会社の会議はなぜ長い? その理由は数字を使わずに議論をしているから/いまさら聞けない「数字の読み方」超基本

ビジネス

更新日:2022/7/21

♦数字のない議論をしていないか?

 以前、私のクライアント会社の会議で、ホームページのリニューアルについての検討が行なわれていました。

 ホームページがわかりにくいせいで、コールセンターへの問い合わせの電話が多く、対応に時間が取られているという問題があったのです。

「顧客ユーザビリティを追求したホームページに変えよう」

 かかるコストは数百万円、期間も4カ月ほどの少し大きなプロジェクトですが、それによって顧客満足度を上げることができます。

 コールセンターへの問い合わせが減れば、その分の人件費を減らして、もっと利益の上がる仕事に労力をまわすこともできます。

 かくして、無事にホームページがリニューアルされました。この決定と実行にはとくに問題はないように見えました。

 

 しかし、違った問題が起きてしまいました。

 ホームページのリニューアルの件とはまったく別のプロジェクトについて会議をしていたときのことです。

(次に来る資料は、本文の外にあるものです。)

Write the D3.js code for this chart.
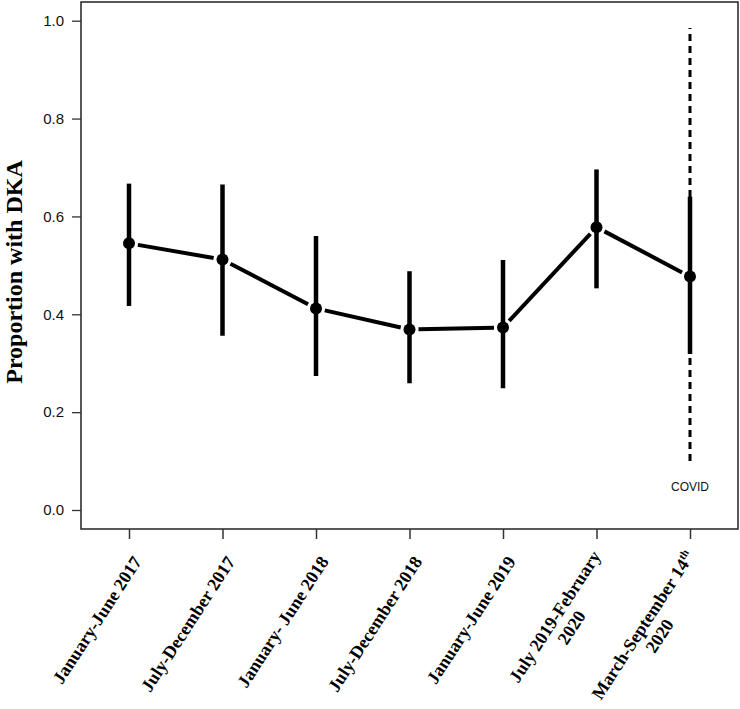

「コールセンターのコストを削減するにはどうしたらいいだろうか」

「電話がかかってくる数を減らす方法を考えましょう」

「そういえば、ホームページのリニューアルで問い合わせの電話が減るはずだったじゃないか。あれはどうなった」

「さぁ……?」

 会議に参加している全員が、首を傾げています。

「多少は減ったんじゃないでしょうか」

 結果の検証を、誰もしていなかったのです。

 

 ここで、人件費がいくら減ったとか、対応時間が何時間減ったとか、電話が何本減ったという数字を示せる人がいれば、この会議もすぐに進展したでしょう。きちんとデータを取っていれば、今回のプロジェクトに生かして、新たな予測をすることも楽になったはずです。

 ですが、残念ながらこの会議では誰も定量的な話をできません。

 やはり、会議は終わらないのでした。

 

♦プロジェクトは「検証」しなければ無意味

 プロジェクトを実行まではするけれど、あとは知らない、ということが多いのはこの会社に限ったことではありません。ものすごくもったいないことです。

 1つのプロジェクトを実行したら、それを次に生かさなければ、成長していくことができません。「会議が終わらない」どころではないのです。

 次に生かすには、計画の段階で目標の数字を出しておくことと、結果を検証する人を決めておくことが必要です。

 いまの会議の例でいえば、ホームページをリニューアルする計画をしたときに、「問い合わせの電話を月に100件から30件に減らす」というように具体的な数字で目標を決めます。同時に、リニューアル後、実際にどのくらい電話が減ったのかを確認する担当者を決めておく必要があるのです。

POINT 会議の議論は、「定量的分析」から「定性的意見」が正しい順序。